Become a Patron! 


 

Abstract

Excerpted From: Ann L. Iijima, Minnesota Equal Protection in the Third Millennium: “Old Formulations” or “New Articulations”?, 20 William Mitchell Law Review 337 (1994) (323 Footnotes) (Full Document)

Ann IijimaEqual protection guarantees are arguably the most important constitutional guarantees of individual rights. They balance governmental interests against two important individual rights: the right to be free from unnecessary governmental interference in the exercise of fundamental rights, and the right to be free from governmental discrimination against insular and politically powerless groups.

One hundred and seventy-five years ago, the United States Supreme Court laid the foundation for equal protection review of legislation. Courts have applied the highly deferential rational basis standard that developed from that early foundation under the equal protection provisions of both the United States and Minnesota Constitutions. Under both provisions, however, federal and state courts have found it necessary to adopt heightened standards of review in certain situations.

Part I of this Article provides an overview of equal protection jurisprudence.

Part II focuses on the efforts of federal courts to establish an equal protection standard that fairly balances the interests of the government and the interests of individuals.

Part III discusses a similar effort by Minnesota courts to establish a fair standard under the state constitution. This commentary examines the comparison engendered by Minnesota's two rational basis standards and discusses points of departure from the federal heightened scrutiny standards.

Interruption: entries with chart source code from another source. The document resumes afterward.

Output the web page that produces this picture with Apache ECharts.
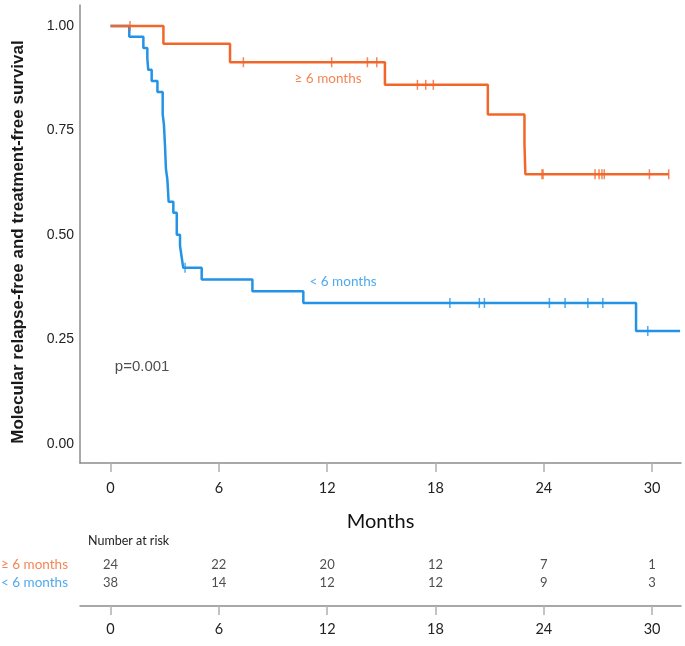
<!DOCTYPE html>
<html><head><meta charset="utf-8">
<script src="https://cdn.jsdelivr.net/npm/echarts@6/dist/echarts.min.js"></script>
<style>html,body{margin:0;padding:0;background:#fff}#c{width:685px;height:646px}</style>
</head><body><div id="c"></div>
<script>
// ≥ 6 months group: event times (months) and survival after each step
const longTimes = [0, 2.93, 6.62, 15.2, 20.9, 22.93, 22.98, 30.92];
const longSurv  = [1.0, 0.957, 0.913, 0.859, 0.788, 0.716, 0.645, 0.645];
const longCensorTimes = [1.08, 7.36, 12.25, 14.23, 14.75, 17.0, 17.46, 17.88, 23.9, 23.96, 26.84, 27.06, 27.22, 27.35, 29.85, 30.92];
const longCensorSurv  = [1.0, 0.913, 0.913, 0.913, 0.913, 0.859, 0.859, 0.859, 0.645, 0.645, 0.645, 0.645, 0.645, 0.645, 0.645, 0.645];

// < 6 months group
const shortTimes = [0, 1.04, 1.82, 2.04, 2.09, 2.28, 2.6, 2.89, 2.96, 3.02, 3.07, 3.15, 3.22, 3.48, 3.67, 3.85, 3.94, 4.03, 5.05, 7.86, 10.68, 29.11, 31.55];
const shortSurv  = [1.0, 0.974, 0.947, 0.921, 0.895, 0.868, 0.842, 0.789, 0.763, 0.711, 0.658, 0.632, 0.579, 0.553, 0.500, 0.474, 0.447, 0.421, 0.393, 0.365, 0.337, 0.270, 0.270];
const shortCensorTimes = [4.13, 18.8, 20.43, 20.71, 24.31, 25.18, 26.44, 27.27, 29.76];
const shortCensorSurv  = [0.421, 0.337, 0.337, 0.337, 0.337, 0.337, 0.337, 0.337, 0.270];

// Number at risk table
const riskTimes = [0, 6, 12, 18, 24, 30];
const riskLong  = [24, 22, 20, 12, 7, 1];
const riskShort = [38, 14, 12, 12, 9, 3];

const xTicks = [0, 6, 12, 18, 24, 30];
const yTicks = [0, 0.25, 0.5, 0.75, 1.0];
const groupNames = ['≥ 6 months', '< 6 months'];

const ORANGE = '#F3662A';
const BLUE = '#2393E8';
const AXIS = '#8c8c8c';

const XMIN = -1.69, XMAX = 31.6;

const chart = echarts.init(document.getElementById('c'), null, {renderer: 'canvas'});
const zip = (a, b) => a.map((v, i) => [v, b[i]]);

chart.setOption({
  animation: false,
  backgroundColor: '#fff',
  grid: [
    {left: 80, right: 4, top: 5, bottom: 183},
    {left: 80, right: 4, top: 556, height: 50}
  ],
  xAxis: [
    {
      gridIndex: 0, type: 'value', min: XMIN, max: XMAX,
      name: 'Months', nameLocation: 'middle', nameGap: 49,
      nameTextStyle: {fontSize: 20, color: '#111', fontFamily: 'Lato'},
      axisLine: {onZero: false, lineStyle: {color: AXIS, width: 1.5}},
      axisTick: {show: true, customValues: xTicks, length: 9, lineStyle: {color: '#b0b0b0', width: 1.5}},
      axisLabel: {customValues: xTicks, margin: 18, fontSize: 14.5, color: '#222', fontFamily: 'Lato'},
      splitLine: {show: false}
    },
    {
      gridIndex: 1, type: 'value', min: XMIN, max: XMAX, position: 'bottom',
      axisLine: {onZero: false, lineStyle: {color: AXIS, width: 1.5}},
      axisTick: {show: true, customValues: xTicks, length: 9, lineStyle: {color: '#b0b0b0', width: 1.5}},
      axisLabel: {customValues: xTicks, margin: 16, fontSize: 14.5, color: '#222', fontFamily: 'Lato'},
      splitLine: {show: false}
    }
  ],
  yAxis: [
    {
      gridIndex: 0, type: 'value', min: -0.046, max: 1.05,
      axisLine: {show: true, onZero: false, lineStyle: {color: AXIS, width: 1.5}},
      axisTick: {show: false},
      axisLabel: {customValues: yTicks, formatter: v => v.toFixed(2), margin: 6, fontSize: 14, color: '#222', fontFamily: 'Liberation Sans'},
      splitLine: {show: false}
    },
    {
      gridIndex: 1, type: 'value', min: 0, max: 50, inverse: true, show: false
    }
  ],
  series: [
    {
      type: 'line', xAxisIndex: 0, yAxisIndex: 0, step: 'end', symbol: 'none',
      data: zip(shortTimes, shortSurv), lineStyle: {color: BLUE, width: 2.5}, z: 2
    },
    {
      type: 'scatter', xAxisIndex: 0, yAxisIndex: 0, symbol: 'rect', symbolSize: [1.5, 10],
      data: zip(shortCensorTimes, shortCensorSurv), itemStyle: {color: BLUE}, z: 2
    },
    {
      type: 'line', xAxisIndex: 0, yAxisIndex: 0, step: 'end', symbol: 'none',
      data: zip(longTimes, longSurv), lineStyle: {color: ORANGE, width: 2.5}, z: 3
    },
    {
      type: 'scatter', xAxisIndex: 0, yAxisIndex: 0, symbol: 'rect', symbolSize: [1.5, 10],
      data: zip(longCensorTimes, longCensorSurv), itemStyle: {color: ORANGE}, z: 3
    },
    // curve labels and p value
    {
      type: 'scatter', xAxisIndex: 0, yAxisIndex: 0, symbolSize: 0, silent: true,
      data: [
        {value: [12.05, 0.874], label: {formatter: groupNames[0], color: ORANGE}},
        {value: [12.88, 0.388], label: {formatter: groupNames[1], color: BLUE}},
        {value: [1.75, 0.184], label: {formatter: 'p=0.001', color: '#222', fontFamily: 'Liberation Sans', fontSize: 15}}
      ],
      label: {show: true, position: 'inside', fontSize: 13.5, fontFamily: 'Lato'}
    },
    // risk table
    {
      type: 'scatter', xAxisIndex: 1, yAxisIndex: 1, symbolSize: 0, silent: true,
      data: riskTimes.map((t, i) => [t, 9, riskLong[i]]),
      label: {show: true, position: 'inside', formatter: p => String(p.value[2]), fontSize: 13, color: '#222', fontFamily: 'Lato'}
    },
    {
      type: 'scatter', xAxisIndex: 1, yAxisIndex: 1, symbolSize: 0, silent: true,
      data: riskTimes.map((t, i) => [t, 27, riskShort[i]]),
      label: {show: true, position: 'inside', formatter: p => String(p.value[2]), fontSize: 13, color: '#222', fontFamily: 'Lato'}
    },
    {
      type: 'scatter', xAxisIndex: 1, yAxisIndex: 1, symbolSize: 0, silent: true,
      data: [
        {value: [XMIN, 9], label: {formatter: groupNames[0], color: ORANGE}},
        {value: [XMIN, 27], label: {formatter: groupNames[1], color: BLUE}}
      ],
      label: {show: true, position: 'left', distance: 12, fontSize: 13.5, fontFamily: 'Lato'}
    }
  ],
  graphic: [
    {
      type: 'text', x: 18, y: 242, rotation: Math.PI / 2,
      style: {text: 'Molecular relapse-free and treatment-free survival', fontSize: 17, fontWeight: 'bold', fontFamily: 'Liberation Sans', fill: '#1a1a1a', align: 'center', verticalAlign: 'middle'}
    },
    {
      type: 'text', x: 88, y: 541,
      style: {text: 'Number at risk', fontSize: 12.5, fontFamily: 'Lato', fill: '#222', align: 'left', verticalAlign: 'middle'}
    }
  ]
});
</script>
</body></html>
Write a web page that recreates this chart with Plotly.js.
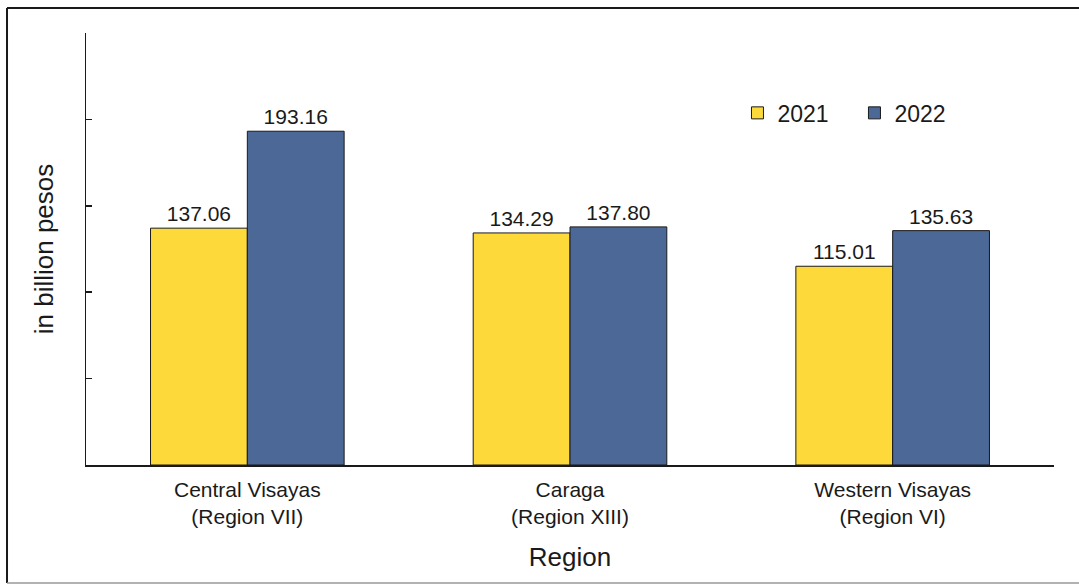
<!DOCTYPE html>
<html>
<head>
<meta charset="utf-8">
<script src="https://cdn.plot.ly/plotly-3.0.1.min.js"></script>
<style>html,body{margin:0;padding:0;background:#fff;}#chart{width:1079px;height:586px;}</style>
</head>
<body>
<div id="chart"></div>
<script>
const categories = ["Central Visayas<br>(Region VII)", "Caraga<br>(Region XIII)", "Western Visayas<br>(Region VI)"];
const values2021 = [137.06, 134.29, 115.01];
const values2022 = [193.16, 137.80, 135.63];
const seriesNames = ["2021", "2022"];
const yTicks = [0, 50, 100, 150, 200, 250];

const font = "Liberation Sans, Arial, sans-serif";
const ink = "#1a1a1a";
const traces = [
  {type: "bar", name: seriesNames[0], x: categories, y: values2021,
   marker: {color: "#FDDA3A", line: {color: ink, width: 1}},
   texttemplate: "%{y:.2f}", textposition: "outside", cliponaxis: false,
   textfont: {family: font, size: 21, color: ink}},
  {type: "bar", name: seriesNames[1], x: categories, y: values2022,
   marker: {color: "#4B6896", line: {color: ink, width: 1}},
   texttemplate: "%{y:.2f}", textposition: "outside", cliponaxis: false,
   textfont: {family: font, size: 21, color: ink}}
];

const layout = {
  width: 1079, height: 586,
  margin: {l: 86, r: 25, t: 33, b: 121},
  paper_bgcolor: "#fff", plot_bgcolor: "#fff",
  font: {family: font, color: ink},
  barmode: "group", bargap: 0.4, bargroupgap: 0,
  showlegend: true,
  legend: {orientation: "h", x: 0.673, y: 0.815, xanchor: "left", yanchor: "middle",
           font: {family: font, size: 23, color: ink}, itemwidth: 30,
           entrywidth: 72, entrywidthmode: "pixels",
           bgcolor: "rgba(0,0,0,0)"},
  xaxis: {
    showline: true, linecolor: ink, linewidth: 1.5, ticks: "", mirror: false,
    tickfont: {family: font, size: 21, color: ink}, ticklabelstandoff: 5,
    title: {text: "Region", font: {family: font, size: 26, color: ink}, standoff: 21},
    showgrid: false, zeroline: false
  },
  yaxis: {
    range: [0, 250], tickvals: yTicks, showticklabels: false,
    ticks: "inside", ticklen: 6, tickcolor: ink, tickwidth: 1.5,
    showline: true, linecolor: ink, linewidth: 1.5,
    showgrid: false, zeroline: false,
    title: {text: "in billion pesos", font: {family: font, size: 26, color: ink}, standoff: 23}
  },
  shapes: [
    {type: "line", xref: "paper", yref: "paper", x0: -0.0816, x1: 1.03, y0: 1.0579, y1: 1.0579, line: {color: ink, width: 2}},
    {type: "line", xref: "paper", yref: "paper", x0: -0.0816, x1: -0.0816, y0: 1.0579, y1: -0.273, line: {color: ink, width: 2}},
    {type: "line", xref: "paper", yref: "paper", x0: -0.0816, x1: 1.03, y0: -0.273, y1: -0.273, line: {color: "#999", width: 1.5}}
  ]
};

Plotly.newPlot("chart", traces, layout, {displayModeBar: false, staticPlot: true});
</script>
</body>
</html>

Part IV proposes and designs a multi-factor approach that would address the apparent concerns of the judiciary and provide clear guidance to state lawmakers. Part V concludes that, after a century-long effort to construct a just system based on rigid categories, Minnesota courts should abandon that attempt and adopt the multi-factor approach.

[. . .]

As Justice Wahl incisively noted, it is time to end the “battle of footnotes” over the appropriate Minnesota equal protection rational basis standard. The most responsible method would be to accept the court's historical need to balance the strengths of competing interests. One means to this end would be to acknowledge the existence of a two-tiered rational basis standard and to articulate the specific interests that implicate each tier. This method, while more consistent with the traditional multi-tiered approach established under both federal and Minnesota equal protection jurisprudence, fails to address the underlying inability of inflexible categories to respond to an infinite variety of governmental and individual interests.

The better method would be to honestly acknowledge the multi-factor balancing process that in fact influences the selection of the equal protection standard that will be applied. Using this ad hoc approach would establish a single standard for the convenience of the bench, bar, and parties, and would increase the public's confidence in the integrity of the legal system.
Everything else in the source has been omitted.